=== EXERCISE ===
Please transcribe the data below exactly. Leave the pictures out.
>>
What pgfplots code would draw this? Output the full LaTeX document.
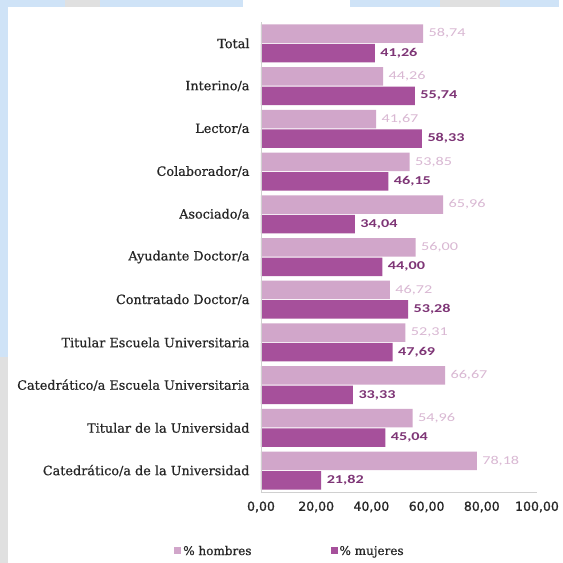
\documentclass[border=0pt]{standalone}
\usepackage{pgfplots}
\pgfplotsset{compat=1.18}
\usepackage{fontspec}
\setmainfont[FakeBold=0.6]{DejaVu Serif}
\newfontfamily\tickfont[FakeBold=1]{DejaVu Sans}
\newfontfamily\lblfont[FakeStretch=1.35]{Carlito}
\definecolor{hom}{HTML}{D1A6CA}
\definecolor{muj}{HTML}{A6509B}
\definecolor{homlbl}{HTML}{D9B8D3}
\definecolor{mujlbl}{HTML}{7E3576}
\definecolor{bgblue}{HTML}{CFE3F7}
\definecolor{txt}{HTML}{262626}
\definecolor{axgray}{HTML}{D0D0D0}
\begin{document}
\begin{tikzpicture}[x=1pt,y=1pt]
\fill[bgblue] (0,0) rectangle (559,563);
\fill[black!12] (0,0) rectangle (10,206);
\fill[black!12] (65,556) rectangle (100,563);
\fill[black!12] (440,556) rectangle (500,563);
\fill[white] (243,556) rectangle (350,563);
\fill[white] (8,0) rectangle (559,556);
\coordinate (A) at (261,71);
\begin{axis}[
  at={(A)}, anchor=south west,
  scale only axis, width=276pt, height=470pt,
  xmin=0, xmax=100, ymin=-0.5, ymax=10.5, y dir=reverse,
  xbar, bar width=18.5pt,
  axis line style={draw=none}, major tick length=0pt,
  xtick={0,20,40,60,80,100},
  ytick={0,...,10},
  yticklabels={Total,Interino/a,Lector/a,Colaborador/a,Asociado/a,Ayudante Doctor/a,Contratado Doctor/a,Titular Escuela Universitaria,Catedrático/a Escuela Universitaria,Titular de la Universidad,Catedrático/a de la Universidad},
  yticklabel style={font=\fontsize{12.8}{14}\selectfont, text=txt, xshift=-8pt},
  xticklabel style={font=\tickfont\fontsize{12.5}{14}\selectfont, text=txt, yshift=-6pt},
  /pgf/number format/assume math mode=true,
  xticklabel={\pgfmathprintnumber[fixed,fixed zerofill,precision=2,use comma]{\tick}},
  nodes near coords={\pgfmathprintnumber[fixed,fixed zerofill,precision=2,use comma,assume math mode=true]{\pgfplotspointmeta}},
  nodes near coords style={font=\lblfont\fontsize{12}{13}\selectfont, xshift=2pt},
  legend style={at={(0.105,-0.126)}, anchor=center, draw=none, fill=none, legend columns=2, font=\fontsize{12}{13}\selectfont, text=txt, /tikz/every even column/.append style={column sep=77pt}},
  legend image code/.code={\fill[#1] (0pt,-3pt) rectangle (7pt,4pt);},
  clip=false,
]
\addplot[fill=hom, draw=none, bar shift=9.75pt, nodes near coords style={text=homlbl}] coordinates {
(58.74,0) (44.26,1) (41.67,2) (53.85,3) (65.96,4) (56.00,5) (46.72,6) (52.31,7) (66.67,8) (54.96,9) (78.18,10)};
\addlegendentry{\% hombres}
\addplot[fill=muj, draw=none, bar shift=-9.75pt, nodes near coords style={text=mujlbl, font=\lblfont\bfseries\fontsize{12}{13}\selectfont}] coordinates {
(41.26,0) (55.74,1) (58.33,2) (46.15,3) (34.04,4) (44.00,5) (53.28,6) (47.69,7) (33.33,8) (45.04,9) (21.82,10)};
\addlegendentry{\% mujeres}
\draw[axgray, line width=1pt] (axis cs:0,10.5) -- (axis cs:100,10.5);
\draw[axgray, line width=0.6pt] (axis cs:0,-0.5) -- (axis cs:0,10.5);
\end{axis}
\end{tikzpicture}
\end{document}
<<
=== TASK RESULT ===
What pgfplots code would draw this? Output the full LaTeX document.
\documentclass[border=0pt]{standalone}
\usepackage{pgfplots}
\pgfplotsset{compat=1.18}
\usepackage{fontspec}
\setmainfont[FakeBold=0.6]{DejaVu Serif}
\newfontfamily\tickfont[FakeBold=1]{DejaVu Sans}
\newfontfamily\lblfont[FakeStretch=1.35]{Carlito}
\definecolor{hom}{HTML}{D1A6CA}
\definecolor{muj}{HTML}{A6509B}
\definecolor{homlbl}{HTML}{D9B8D3}
\definecolor{mujlbl}{HTML}{7E3576}
\definecolor{bgblue}{HTML}{CFE3F7}
\definecolor{txt}{HTML}{262626}
\definecolor{axgray}{HTML}{D0D0D0}
\begin{document}
\begin{tikzpicture}[x=1pt,y=1pt]
\fill[bgblue] (0,0) rectangle (559,563);
\fill[black!12] (0,0) rectangle (10,206);
\fill[black!12] (65,556) rectangle (100,563);
\fill[black!12] (440,556) rectangle (500,563);
\fill[white] (243,556) rectangle (350,563);
\fill[white] (8,0) rectangle (559,556);
\coordinate (A) at (261,71);
\begin{axis}[
  at={(A)}, anchor=south west,
  scale only axis, width=276pt, height=470pt,
  xmin=0, xmax=100, ymin=-0.5, ymax=10.5, y dir=reverse,
  xbar, bar width=18.5pt,
  axis line style={draw=none}, major tick length=0pt,
  xtick={0,20,40,60,80,100},
  ytick={0,...,10},
  yticklabels={Total,Interino/a,Lector/a,Colaborador/a,Asociado/a,Ayudante Doctor/a,Contratado Doctor/a,Titular Escuela Universitaria,Catedrático/a Escuela Universitaria,Titular de la Universidad,Catedrático/a de la Universidad},
  yticklabel style={font=\fontsize{12.8}{14}\selectfont, text=txt, xshift=-8pt},
  xticklabel style={font=\tickfont\fontsize{12.5}{14}\selectfont, text=txt, yshift=-6pt},
  /pgf/number format/assume math mode=true,
  xticklabel={\pgfmathprintnumber[fixed,fixed zerofill,precision=2,use comma]{\tick}},
  nodes near coords={\pgfmathprintnumber[fixed,fixed zerofill,precision=2,use comma,assume math mode=true]{\pgfplotspointmeta}},
  nodes near coords style={font=\lblfont\fontsize{12}{13}\selectfont, xshift=2pt},
  legend style={at={(0.105,-0.126)}, anchor=center, draw=none, fill=none, legend columns=2, font=\fontsize{12}{13}\selectfont, text=txt, /tikz/every even column/.append style={column sep=77pt}},
  legend image code/.code={\fill[#1] (0pt,-3pt) rectangle (7pt,4pt);},
  clip=false,
]
\addplot[fill=hom, draw=none, bar shift=9.75pt, nodes near coords style={text=homlbl}] coordinates {
(58.74,0) (44.26,1) (41.67,2) (53.85,3) (65.96,4) (56.00,5) (46.72,6) (52.31,7) (66.67,8) (54.96,9) (78.18,10)};
\addlegendentry{\% hombres}
\addplot[fill=muj, draw=none, bar shift=-9.75pt, nodes near coords style={text=mujlbl, font=\lblfont\bfseries\fontsize{12}{13}\selectfont}] coordinates {
(41.26,0) (55.74,1) (58.33,2) (46.15,3) (34.04,4) (44.00,5) (53.28,6) (47.69,7) (33.33,8) (45.04,9) (21.82,10)};
\addlegendentry{\% mujeres}
\draw[axgray, line width=1pt] (axis cs:0,10.5) -- (axis cs:100,10.5);
\draw[axgray, line width=0.6pt] (axis cs:0,-0.5) -- (axis cs:0,10.5);
\end{axis}
\end{tikzpicture}
\end{document}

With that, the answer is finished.